Debt collectors are frequently accused of harassing people who are behind in paying their bills. But any use of abusive, unfair, or deceptive practices is prohibited under the U.S. Fair Debt Collection Practices Act.
The Federal Trade Commission froze WSA's assets on May 27 and took it into receivership, according to federal court documents. A spokeswoman for the lawyer who represented WSA in the FTC case said he was no longer representing the company and did not know whether it had a new lawyer.
FBI agents on Tuesday arrested the seven people charged, a spokesman for the agency said.
According to the complaint, the WSA employees used aliases like "Mr. Cline" and "Investigator Ace Rogers," telling victims the "national check fraud center" had filed complaints against them and they were facing jail time. The employees read from a script containing phrases that sounded like official legal language.
"Failure to respond will lead to criminal charges being pursued," one line in the script read.
"It's a Class A felony pending against you for theft of property," another said.
The complaint said victims were told that WSA stood for "Warrant Services Association." WSA collected at least $4.1 million from victims through credit card payments between 2010 and early 2014, it said.
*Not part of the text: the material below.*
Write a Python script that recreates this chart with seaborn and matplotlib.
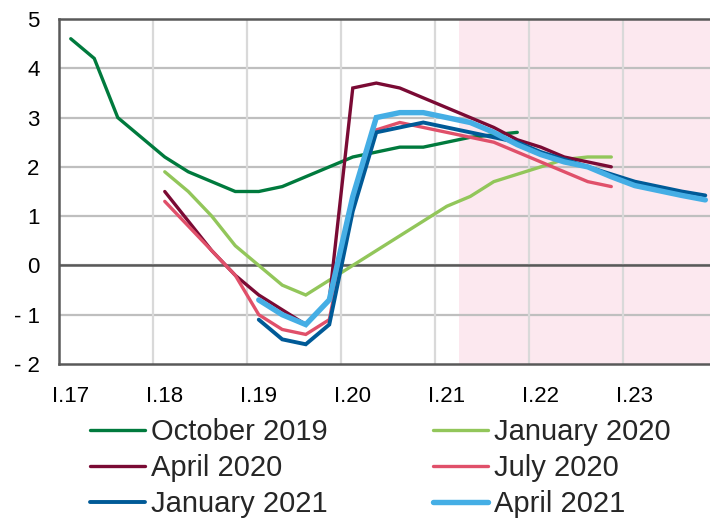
import numpy as np
import pandas as pd
import matplotlib
matplotlib.use("Agg")
import matplotlib.pyplot as plt
import seaborn as sns

sns.set_theme(style="white")
plt.rcParams["font.family"] = ["Liberation Sans", "DejaVu Sans"]

# Forecast vintages: quarterly values, first value at the quarter index given in *_start
# (quarter 0 = I.17)
oct19_start = 0
oct19 = [4.6, 4.2, 3.0, 2.6, 2.2, 1.9, 1.7, 1.5, 1.5, 1.6, 1.8, 2.0, 2.2, 2.3,
         2.4, 2.4, 2.5, 2.6, 2.65, 2.7]
jan20_start = 4
jan20 = [1.9, 1.5, 1.0, 0.4, 0.0, -0.4, -0.6, -0.3, 0.0, 0.3, 0.6, 0.9, 1.2,
         1.4, 1.7, 1.85, 2.0, 2.15, 2.2, 2.2]
apr20_start = 4
apr20 = [1.5, 0.9, 0.3, -0.2, -0.6, -0.9, -1.2, -0.7, 3.6, 3.7, 3.6, 3.4, 3.2,
         3.0, 2.8, 2.55, 2.4, 2.2, 2.1, 2.0]
jul20_start = 4
jul20 = [1.3, 0.8, 0.3, -0.2, -1.0, -1.3, -1.4, -1.1, 1.3, 2.75, 2.9, 2.8, 2.7,
         2.6, 2.5, 2.3, 2.1, 1.9, 1.7, 1.6]
jan21_start = 8
jan21 = [-1.1, -1.5, -1.6, -1.2, 1.1, 2.7, 2.8, 2.9, 2.8, 2.7, 2.6, 2.5, 2.3,
         2.15, 2.0, 1.85, 1.7, 1.6, 1.5, 1.42]
apr21_start = 8
apr21 = [-0.7, -1.0, -1.2, -0.7, 1.4, 3.0, 3.1, 3.1, 3.0, 2.9, 2.7, 2.45, 2.25,
         2.1, 2.0, 1.8, 1.62, 1.52, 1.42, 1.33]

series_names = ["October 2019", "January 2020", "April 2020", "July 2020",
                "January 2021", "April 2021"]
series_values = [oct19, jan20, apr20, jul20, jan21, apr21]
series_starts = [oct19_start, jan20_start, apr20_start, jul20_start,
                 jan21_start, apr21_start]
colors = ["#007A3D", "#92C65A", "#7A0A34", "#E0506A", "#005A97", "#45AEE5"]
widths = [2.4, 2.4, 2.4, 2.4, 2.8, 3.9]

year_labels = ["I.17", "I.18", "I.19", "I.20", "I.21", "I.22", "I.23"]
forecast_start = 17   # II.21
x_end = 27.7

frames = []
for name, vals, start in zip(series_names, series_values, series_starts):
    q = start + np.arange(len(vals)) + 0.5   # values sit in the middle of their quarter
    frames.append(pd.DataFrame({"quarter": q, "value": vals, "vintage": name}))
df = pd.concat(frames, ignore_index=True)

fig = plt.figure(figsize=(7.10, 5.18), dpi=100)
ax = fig.add_axes([59 / 710, 1 - 364 / 518, 1 - 59 / 710, (364 - 19) / 518])

ax.axvspan(forecast_start, x_end + 1, color="#FCE8EF", lw=0, zorder=0)

for name, col, lw in zip(series_names, colors, widths):
    sns.lineplot(data=df[df["vintage"] == name], x="quarter", y="value",
                 color=col, lw=lw, ax=ax, label=name, zorder=3,
                 solid_capstyle="round", solid_joinstyle="miter")

ax.set_xlim(0, x_end)
ax.set_ylim(-2, 5)

# horizontal grid and zero line
for y in range(-1, 5):
    ax.axhline(y, color="#BFBFBF", lw=1.6, zorder=1)
ax.axhline(0, color="#595959", lw=1.8, zorder=2)
# yearly vertical grid
for k in range(1, 7):
    ax.axvline(4 * k, color="#D9D9D9", lw=1.6, zorder=1)

ax.set_xticks([4 * k + 0.5 for k in range(len(year_labels))])
ax.set_xticklabels(year_labels)
ax.set_yticks(range(-2, 6))
ax.set_yticklabels([str(v) if v >= 0 else "- " + str(-v) for v in range(-2, 6)])
ax.tick_params(axis="x", length=0, pad=16, labelsize=16, labelcolor="black")
ax.tick_params(axis="y", direction="in", length=6, width=1.6, color="#595959",
               pad=14, labelsize=16, labelcolor="black")
ax.set_xlabel("")
ax.set_ylabel("")

for side in ["left", "top", "bottom"]:
    ax.spines[side].set_visible(True)
    ax.spines[side].set_color("#595959")
    ax.spines[side].set_linewidth(1.8)
ax.spines["right"].set_visible(False)

handles, labels = ax.get_legend_handles_labels()
ax.get_legend().remove()
order = [0, 2, 4, 1, 3, 5]
leg = fig.legend([handles[i] for i in order], [labels[i] for i in order],
                 ncol=2, loc="upper left", bbox_to_anchor=(90 / 710, 1 - 418 / 518),
                 frameon=False, fontsize=21, handlelength=1.9, handletextpad=0.2,
                 columnspacing=3.6, labelspacing=0.28, borderpad=0, borderaxespad=0)

fig.savefig("out.png", dpi=100)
None of the seven people arrested could be reached for comment and it was not immediately clear whether any had lawyers.
In the complaint, an FBI agent described listening in on WSA employees' calls to victims. In one instance, a victim was told she would be charged in Los Angeles with "depository check fraud" and "theft by deception" unless she sent WSA $819.04 immediately.
The victim said she had no job and had declared bankruptcy. She asked for proof that the debt was real.
"Don't take care of it, and you'll see just how legit it is," she was told.